I suggest it all the time. And accessing the help offered by charities such as Family Lives as well as Relate.
Do you ever suggest using apps?
Not really – I do often recommend websites, for charities such as Relate or Family Lives.
What about self-help books? Which ones?
My own (so sue me! But they are good..and with 31, I’ve covered a lot of the issues that come up!) And books such as How To Talk So Kids Will Listen And Listen So Kids Will Talk (Adele Faber and Elaine Mazlish) or Let’s Talk About Sex by Robbie Harris.
Do you think women are more likely than men to turn to an agony aunt for advice?
Yes. Although men are coming for help more now, and are often more willing to go to counselling.
What’s the best advice you’ve ever received?
Aim to be good enough, not perfect.
Do you think advice can be generation-neutral?
Yes, it should be. Most problems are, after all. And gender neutral too.
Does any time of year bring more letters or emails?
Absolutely. December and January, with the apprehension and anticipation of stressful family get-togethers and party season, bring loads. As do summer or other school holiday times.

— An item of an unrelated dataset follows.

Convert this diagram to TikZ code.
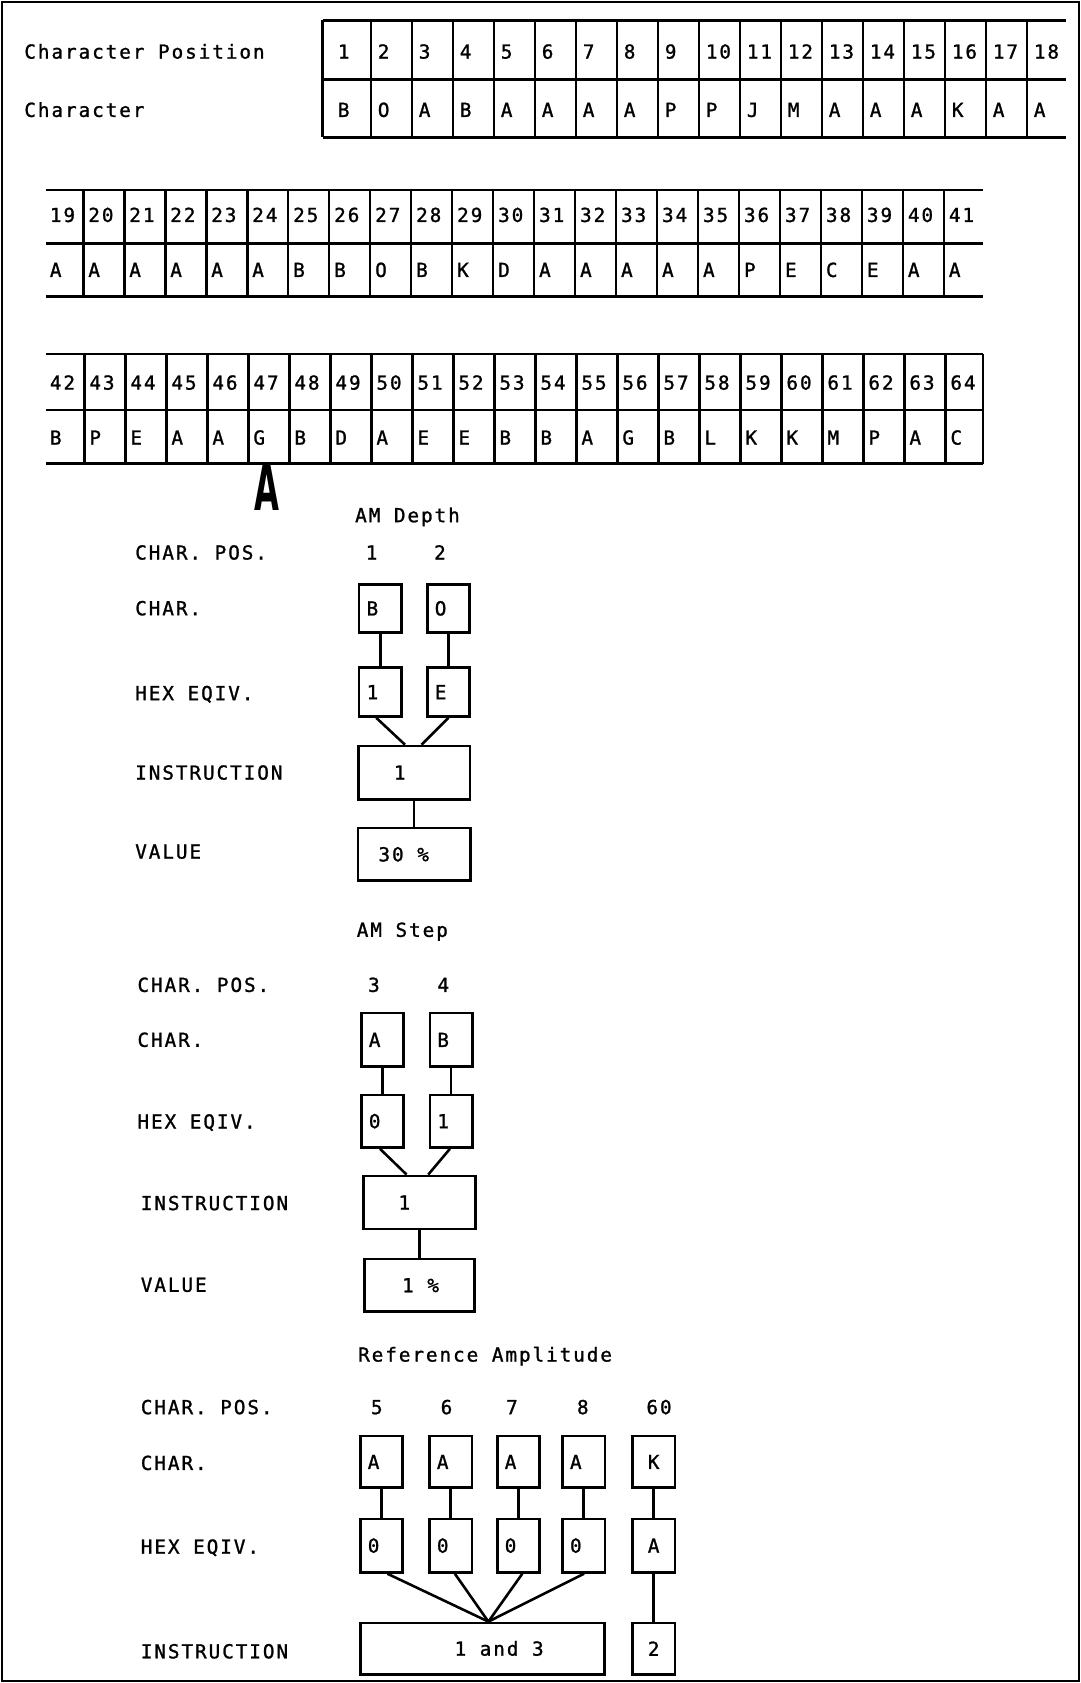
\documentclass[tikz,border=0pt]{standalone}
\usepackage{graphicx}
\usepackage{fontspec}
\newfontfamily\twf[LetterSpace=10,FakeBold=1.2]{DejaVu Sans Mono}
\newfontfamily\scrf{DejaVu Sans}
\usetikzlibrary{calc}
\begin{document}
\begin{tikzpicture}[x=1pt,y=-1pt,
  ln/.style={line width=2.4pt},
  txt/.style={font=\twf\fontsize{18}{21}\selectfont, inner sep=0pt, anchor=base west},
  ctxt/.style={font=\twf\fontsize{18}{21}\selectfont, inner sep=0pt, anchor=base},
  sb/.style={draw, line width=2.4pt, font=\twf\fontsize{18}{21}\selectfont, minimum width=39.5pt, minimum height=#1, inner ysep=0pt, inner xsep=7pt, text width=25.5pt, align=left},
  sbc/.style={sb=#1, align=center},
  bb/.style={draw, line width=2.4pt, inner sep=0pt},
]
\useasboundingbox (0,0) rectangle (1007,1568);
\draw[line width=2.2pt] (1.8,1.8) rectangle (1005.2,1566);

% ---------- table row 1 ----------
\node[txt] (lcp) at (22.5,54.6) {Character Position};
\node[txt] (lch) at (22.5,108.9) {Character};
\draw[ln] (300.6,19) -- (993,19) (300.6,74) -- (993,74) (300.6,128) -- (993,128) (300.6,19) -- (300.6,128);
\foreach \k in {0,...,16} \draw[ln] ({345.8+38.2*\k},19) -- ({345.8+38.2*\k},128);
\node[txt] (n1) at (314.6,54.6) {1};
\node[txt] (c1) at (314.6,108.9) {B};
\foreach \i/\c [evaluate=\i as \xx using 345.8+38.2*(\i-2)+6] in {2/O,3/A,4/B,5/A,6/A,7/A,8/A,9/P,10/P,11/J,12/M,13/A,14/A,15/A,16/K,17/A,18/A} {
  \node[txt] (n\i) at (\xx,54.6) {\i};
  \node[txt] (c\i) at (\xx,108.9) {\c};
}

% ---------- table row 2 ----------
\draw[ln] (42.8,177) -- (916,177) (42.8,227) -- (916,227) (42.8,276) -- (916,276);
\foreach \k in {0,...,21} \draw[ln] ({77.6+38.18*\k},177) -- ({77.6+38.18*\k},276);
\node[txt] (n19) at (46.3,206.8) {19};
\node[txt] (c19) at (46.3,258) {A};
\foreach \i/\c [evaluate=\i as \xx using 77.6+38.18*(\i-20)+4.5] in {20/A,21/A,22/A,23/A,24/A,25/B,26/B,27/O,28/B,29/K,30/D,31/A,32/A,33/A,34/A,35/A,36/P,37/E,38/C,39/E,40/A,41/A} {
  \node[txt] (n\i) at (\xx,206.8) {\i};
  \node[txt] (c\i) at (\xx,258) {\c};
}

% ---------- table row 3 ----------
\draw[ln] (42.8,330) -- (916,330) (42.8,382) -- (916,382) (42.8,432) -- (916,432) (916,330) -- (916,432);
\foreach \k in {0,...,21} \draw[ln] ({78.6+38.2*\k},330) -- ({78.6+38.2*\k},432);
\node[txt] (n42) at (46.3,363) {42};
\node[txt] (c42) at (46.3,414.2) {B};
\foreach \i/\c [evaluate=\i as \xx using 78.6+38.2*(\i-43)+4.5] in {43/P,44/E,45/A,46/A,47/G,48/B,49/D,50/A,51/E,52/E,53/B,54/B,55/A,56/G,57/B,58/L,59/K,60/K,61/M,62/P,63/A,64/C} {
  \node[txt] (n\i) at (\xx,363) {\i};
  \node[txt] (c\i) at (\xx,414.2) {\c};
}

% handwritten mark
\node[inner sep=0pt, font=\scrf\bfseries\fontsize{60}{60}\selectfont] (scr) at (248.5,454) {\scalebox{0.5}[1]{A}};

% ---------- AM Depth ----------
\node[txt] (tad) at (330.7,486.5) {AM Depth};
\node[txt] (dl1) at (125.8,521.3) {CHAR. POS.};
\node[txt] (dl2) at (125.8,573.2) {CHAR.};
\node[txt] (dl3) at (125.8,652.3) {HEX EQIV.};
\node[txt] (dl4) at (125.8,726.3) {INSTRUCTION};
\node[txt] (dl5) at (125.8,799.9) {VALUE};
\node[ctxt] (dp1) at (346.2,521.3) {1};
\node[ctxt] (dp2) at (409.9,521.3) {2};
\node[sb=45pt] (dc1) at (354.3,566.8) {B};
\node[sb=45pt] (dc2) at (417.8,566.8) {O};
\node[sb=45.6pt] (dh1) at (354.3,644.8) {1};
\node[sb=45.6pt] (dh2) at (417.8,644.8) {E};
\node[bb, minimum width=104pt, minimum height=49.6pt] (di) at (385.8,719.8) {};
\node[txt] (dit) at ($(di.west)+(34.2,6.5)$) {1};
\node[bb, minimum width=104.7pt, minimum height=48.8pt] (dv) at (385.8,796) {};
\node[txt] (dvt) at ($(dv.west)+(20.2,6.5)$) {30 \%};
\draw[ln] (dc1.south) -- (dh1.north);
\draw[ln] (dc2.south) -- (dh2.north);
\draw[ln] ($(dh1.south)+(-3.7,0)$) -- ($(di.north)+(-8.5,0)$);
\draw[ln] (dh2.south) -- ($(di.north)+(7,0)$);
\draw[ln] (di.south) -- (dv.north);

% ---------- AM Step ----------
\node[txt] (tas) at (332.2,872.8) {AM Step};
\node[txt] (sl1) at (127.9,924.1) {CHAR. POS.};
\node[txt] (sl2) at (127.9,975.3) {CHAR.};
\node[txt] (sl3) at (127.9,1051.4) {HEX EQIV.};
\node[txt] (sl4) at (131,1127.4) {INSTRUCTION};
\node[txt] (sl5) at (131,1203.5) {VALUE};
\node[ctxt] (sp1) at (348.4,924.1) {3};
\node[ctxt] (sp2) at (413,924.1) {4};
\node[sb=49.8pt] (sc1) at (356.4,968.8) {A};
\node[sb=49.8pt] (sc2) at (420.2,968.8) {B};
\node[sb=49.1pt] (sh1) at (356.4,1044.55) {0};
\node[sb=49.1pt] (sh2) at (420.2,1044.55) {1};
\node[bb, minimum width=104pt, minimum height=49.7pt] (si) at (390.8,1120.35) {};
\node[txt] (sit) at ($(si.west)+(33.5,6.5)$) {1};
\node[bb, minimum width=102.5pt, minimum height=48.9pt] (sv) at (390.8,1197.45) {};
\node[ctxt] (svt) at ($(sv.center)+(1,6.5)$) {1 \%};
\draw[ln] (sc1.south) -- (sh1.north);
\draw[ln] (sc2.south) -- (sh2.north);
\draw[ln] ($(sh1.south)+(-2.4,0)$) -- ($(si.north)+(-12,0)$);
\draw[ln] ($(sh2.south)+(-1,0)$) -- ($(si.north)+(8.2,0)$);
\draw[ln] (si.south) -- (sv.north);

% ---------- Reference Amplitude ----------
\node[txt] (tra) at (333.5,1268.5) {Reference Amplitude};
\node[txt] (rl1) at (131,1317.5) {CHAR. POS.};
\node[txt] (rl2) at (131,1369.5) {CHAR.};
\node[txt] (rl3) at (131,1447.5) {HEX EQIV.};
\node[txt] (rl4) at (131,1545) {INSTRUCTION};
\node[ctxt] (rp1) at (351,1317.5) {5};
\node[ctxt] (rp2) at (416,1317.5) {6};
\node[ctxt] (rp3) at (477,1317.5) {7};
\node[ctxt] (rp4) at (543,1317.5) {8};
\node[ctxt] (rp5) at (614,1317.5) {60};
\node[sb=48pt] (rc1) at (355.4,1362) {A};
\node[sb=48pt] (rc2) at (419.8,1362) {A};
\node[sb=48pt] (rc3) at (483,1362) {A};
\node[sb=48pt] (rc4) at (543.8,1362) {A};
\node[sbc=48pt] (rc5) at (609,1362) {K};
\node[sb=50pt] (rh1) at (355.4,1440) {0};
\node[sb=50pt] (rh2) at (419.8,1440) {0};
\node[sb=50pt] (rh3) at (483,1440) {0};
\node[sb=50pt] (rh4) at (543.8,1440) {0};
\node[sbc=50pt] (rh5) at (609,1440) {A};
\node[bb, minimum width=227pt, minimum height=48pt] (ri) at (449.5,1536) {};
\node[txt] (rit) at ($(ri.west)+(88.5,6.5)$) {1 and 3};
\node[sbc=48pt] (r2) at (609,1536) {2};
\coordinate (cv) at ($(ri.north)+(5.5,0)$);
\foreach \n in {1,...,5} \draw[ln] (rc\n.south) -- (rh\n.north);
\draw[ln] ($(rh1.south)+(5.6,0)$) -- (cv);
\draw[ln] ($(rh2.south)+(4,0)$) -- (cv);
\draw[ln] ($(rh3.south)+(3.6,0)$) -- (cv);
\draw[ln] ($(rh4.south)+(0.3,0)$) -- (cv);
\draw[ln] (rh5.south) -- (r2.north);
\end{tikzpicture}
\end{document}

In the time you have been an agony aunt, how do you think readers’ problems have changed?
Not really. People are more articulate and feel they have permission to be explicit, and able to ask for help. But in the 25 years I've been doing it, the core problems haven’t really changed. Although I do think digital technology and the internet is beginning the have some significant effects, both positive and negative.